Reloop Digital Jockey 2 Interface Edition

Branded with the Traktor logo, this controller squarely aims itself at the fast-becoming users of NI’s Traktor Pro software and comes packaged as an all-in-one solution complete with a built-in audio interface.
In the box there’s an installation CD complete with Traktor LE, a USB lead and a power supply (although the unit powered fine over USB, it’s recommended that you use this).

Up front there’s a crossfader curve adjustment rotary, a headphone jack and a microphone input. These inputs both have individual EQ rotaries which effectively work like tone controls, but are a welcome addition nonetheless.
There are decent sized, touch-sensitive jog wheels and good fader actions – the whole unit feels sturdy without weighing quite as much as other controllers such as the Vestax VCI-100.
Around the back the connections are RCA stereo outputs and RCA stereo inputs which can be switched from line-in to phono for connecting a turntable and routing it to a third ‘Audio Thru’ deck in Traktor.
The Use
Once you’ve installed the drivers and plugged the unit in, you have to hunt down the Traktor TSI files that hold all the mapping information. This proved to be a bit of a pain as the Reloop website only has these as downloads within their forum, which you have to register on to see the download links.
Most new users will find the preset mappings very usable, but tweaking within Traktor’s MIDI mapping preferences may be required depending on your preference.
Loading tracks into deck A and B is simple, with a push of the large central rotary switching the Traktor track browser to full screen. You can turn the same rotary to scroll up and down or, alternatively, you can use the jog wheels to browse the file tree or tracklists separately.
“Most new users will find the preset mappings very usable, but tweaking within Traktor’s MIDI mapping preferences may be required depending on your preference.”
Using the white backlit shift button switches the plus and minus pitchbend buttons into close and open folder buttons when browsing, which is useful but awkward to use as you have to shift and then remember to un-shift to scroll the tree again. But, of course, this could be remapped and modified to work better for you if you wish to create your own custom MIDI map.
All the EQ and effects rotary controllers also work as push buttons. This works great for kill switches and turning the filters on and off, but means you have to be relatively careful not to push them by accident if you get a bit over excited in the DJ booth.

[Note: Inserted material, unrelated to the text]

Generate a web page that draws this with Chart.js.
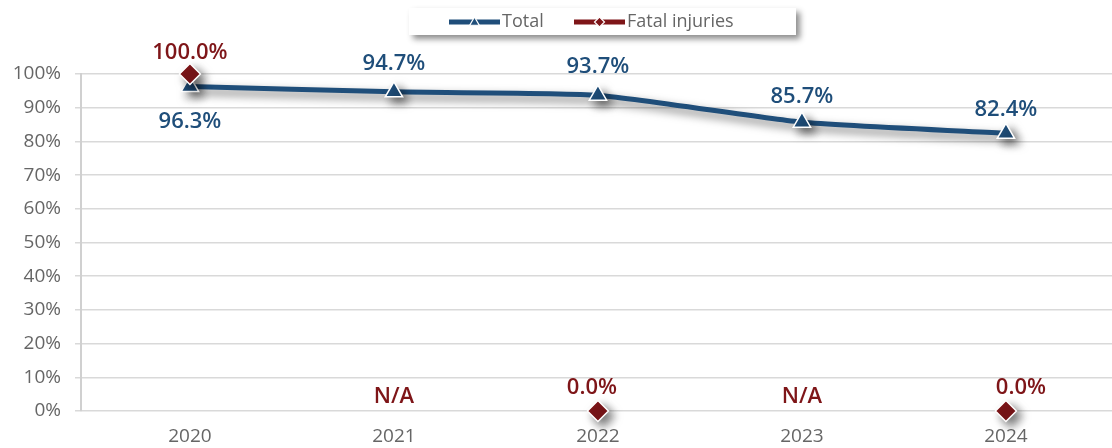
<!DOCTYPE html>
<html>
<head>
<meta charset="utf-8">
<script src="https://cdn.jsdelivr.net/npm/chart.js@4/dist/chart.umd.min.js"></script>
<style>
  html, body { margin: 0; padding: 0; background: #ffffff; }
  #wrap { width: 1112px; height: 448px; position: relative; }
</style>
</head>
<body>
<div id="wrap"><canvas id="c" width="1112" height="448"></canvas></div>
<script>
// Share of cases, by year
const years = ['2020', '2021', '2022', '2023', '2024'];
const totalValues = [96.3, 94.7, 93.7, 85.7, 82.4];
const fatalValues = [100.0, null, 0.0, null, 0.0];
const yTicks = [0, 10, 20, 30, 40, 50, 60, 70, 80, 90, 100];
const seriesNames = ['Total', 'Fatal injuries'];

const BLUE = '#1F4E7A';
const RED = '#7E1518';
const GREY_TEXT = '#666666';
const GRID = '#D9D9D9';
const FONT = '"Open Sans", Lato, sans-serif';

// Label placement relative to each marker (pixels)
const totalLabelShift = [[0, 35], [0, -28], [0, -28], [0, -25], [0, -24]];
const fatalLabelShift = [[0, -21], [0, -14], [-6, -23], [0, -14], [15, -23]];

function fmt(v) { return v === null ? 'N/A' : v.toFixed(1) + '%'; }
function toPoints(values) { return values.map((v, i) => ({ x: i, y: v })); }

// Soft drop shadow under lines and markers
const shadowPlugin = {
  id: 'dropShadow',
  beforeDatasetDraw(chart) {
    const ctx = chart.ctx;
    ctx.save();
    ctx.shadowColor = 'rgba(0,0,0,0.55)';
    ctx.shadowBlur = 10;
    ctx.shadowOffsetX = 5;
    ctx.shadowOffsetY = 5;
  },
  afterDatasetDraw(chart) {
    chart.ctx.restore();
  }
};

// Value labels next to each point
const valueLabels = {
  id: 'valueLabels',
  afterDatasetsDraw(chart) {
    const ctx = chart.ctx;
    const xs = chart.scales.x, ys = chart.scales.y;
    ctx.save();
    ctx.font = '600 22px ' + FONT;
    ctx.textAlign = 'center';
    ctx.textBaseline = 'middle';
    totalValues.forEach((v, i) => {
      const [dx, dy] = totalLabelShift[i];
      ctx.fillStyle = BLUE;
      ctx.fillText(fmt(v), xs.getPixelForValue(i) + dx, ys.getPixelForValue(v) + dy);
    });
    fatalValues.forEach((v, i) => {
      const [dx, dy] = fatalLabelShift[i];
      ctx.fillStyle = RED;
      ctx.fillText(fmt(v), xs.getPixelForValue(i) + dx, ys.getPixelForValue(v === null ? 0 : v) + dy);
    });
    ctx.restore();
  }
};

// Boxed legend at the top centre
function drawMarker(ctx, style, x, y, r, color) {
  ctx.beginPath();
  if (style === 'triangle') {
    ctx.moveTo(x, y - r);
    ctx.lineTo(x + r * 0.95, y + r * 0.65);
    ctx.lineTo(x - r * 0.95, y + r * 0.65);
    ctx.closePath();
  } else {
    ctx.moveTo(x, y - r);
    ctx.lineTo(x + r, y);
    ctx.lineTo(x, y + r);
    ctx.lineTo(x - r, y);
    ctx.closePath();
  }
  ctx.fillStyle = color;
  ctx.fill();
  ctx.lineWidth = 1.2;
  ctx.strokeStyle = '#ffffff';
  ctx.stroke();
}

const boxLegend = {
  id: 'boxLegend',
  afterDraw(chart) {
    const ctx = chart.ctx;
    const bx = 409, by = 8, bw = 387, bh = 27;
    ctx.save();
    ctx.shadowColor = 'rgba(0,0,0,0.45)';
    ctx.shadowBlur = 6;
    ctx.shadowOffsetX = 4;
    ctx.shadowOffsetY = 4;
    ctx.fillStyle = '#ffffff';
    ctx.fillRect(bx, by, bw, bh);
    ctx.restore();

    ctx.save();
    const cy = by + bh / 2 + 0.5;
    const items = [
      { name: seriesNames[0], color: BLUE, style: 'triangle', x0: 449, x1: 500, tx: 502 },
      { name: seriesNames[1], color: RED, style: 'diamond', x0: 574, x1: 625, tx: 627 }
    ];
    items.forEach(it => {
      ctx.strokeStyle = it.color;
      ctx.lineWidth = 5;
      ctx.beginPath();
      ctx.moveTo(it.x0, cy);
      ctx.lineTo(it.x1, cy);
      ctx.stroke();
      drawMarker(ctx, it.style, (it.x0 + it.x1) / 2, cy, 5, it.color);
      ctx.fillStyle = GREY_TEXT;
      ctx.font = '18px ' + FONT;
      ctx.textAlign = 'left';
      ctx.textBaseline = 'middle';
      ctx.fillText(it.name, it.tx, cy);
    });
    ctx.restore();
  }
};

new Chart(document.getElementById('c'), {
  type: 'line',
  data: {
    datasets: [
      {
        label: seriesNames[1],
        data: toPoints(fatalValues),
        order: 0,
        clip: false,
        borderColor: RED,
        backgroundColor: RED,
        borderWidth: 5,
        pointStyle: 'rectRot',
        pointRadius: 10.5,
        pointBorderColor: '#ffffff',
        pointBorderWidth: 1.5,
        pointBackgroundColor: RED,
        spanGaps: false,
        fill: false
      },
      {
        label: seriesNames[0],
        data: toPoints(totalValues),
        order: 1,
        clip: false,
        borderColor: BLUE,
        backgroundColor: BLUE,
        borderWidth: 5,
        pointStyle: 'triangle',
        pointRadius: 10,
        pointBorderColor: '#ffffff',
        pointBorderWidth: 1.5,
        pointBackgroundColor: BLUE,
        tension: 0.15,
        fill: false
      }
    ]
  },
  options: {
    responsive: false,
    animation: false,
    devicePixelRatio: 1,
    layout: { autoPadding: false, padding: { top: 74, right: 0, bottom: 0, left: 0 } },
    plugins: {
      legend: { display: false },
      tooltip: { enabled: false }
    },
    scales: {
      x: {
        type: 'linear',
        min: -0.534,
        max: 4.52,
        afterBuildTicks(scale) {
          scale.ticks = years.map((_, i) => ({ value: i }));
        },
        afterFit(scale) {
          scale.paddingLeft = 0;
          scale.paddingRight = 0;
          scale.height = 37;
        },
        grid: { display: false, drawTicks: false },
        border: { display: false },
        ticks: {
          color: GREY_TEXT,
          font: { family: FONT, size: 19 },
          padding: 14,
          maxRotation: 0,
          callback: v => years[v]
        }
      },
      y: {
        min: 0,
        max: 100,
        afterBuildTicks(scale) {
          scale.ticks = yTicks.map(v => ({ value: v }));
        },
        afterFit(scale) { scale.width = 81; },
        grid: { color: GRID, lineWidth: 1.5, tickLength: 6, tickColor: GRID },
        border: { display: true, color: '#D0D0D0', width: 2 },
        ticks: {
          color: GREY_TEXT,
          font: { family: FONT, size: 19 },
          padding: 14,
          callback: v => v + '%'
        }
      }
    }
  },
  plugins: [shadowPlugin, valueLabels, boxLegend]
});
</script>
</body>
</html>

Overall, it’s hard to fault the controller itself (apart from the jog wheels maybe spinning a tad fast) as the majority of the gripes rest with the mapping choices. If you take the time to find the right mapping of the controls, this becomes one of the best all-in-one DJ solutions on the market, with plenty of knobs and buttons in a well-thought-out layout. It may not be the perfect Traktor controller yet, but this one certainly gets pretty darn close.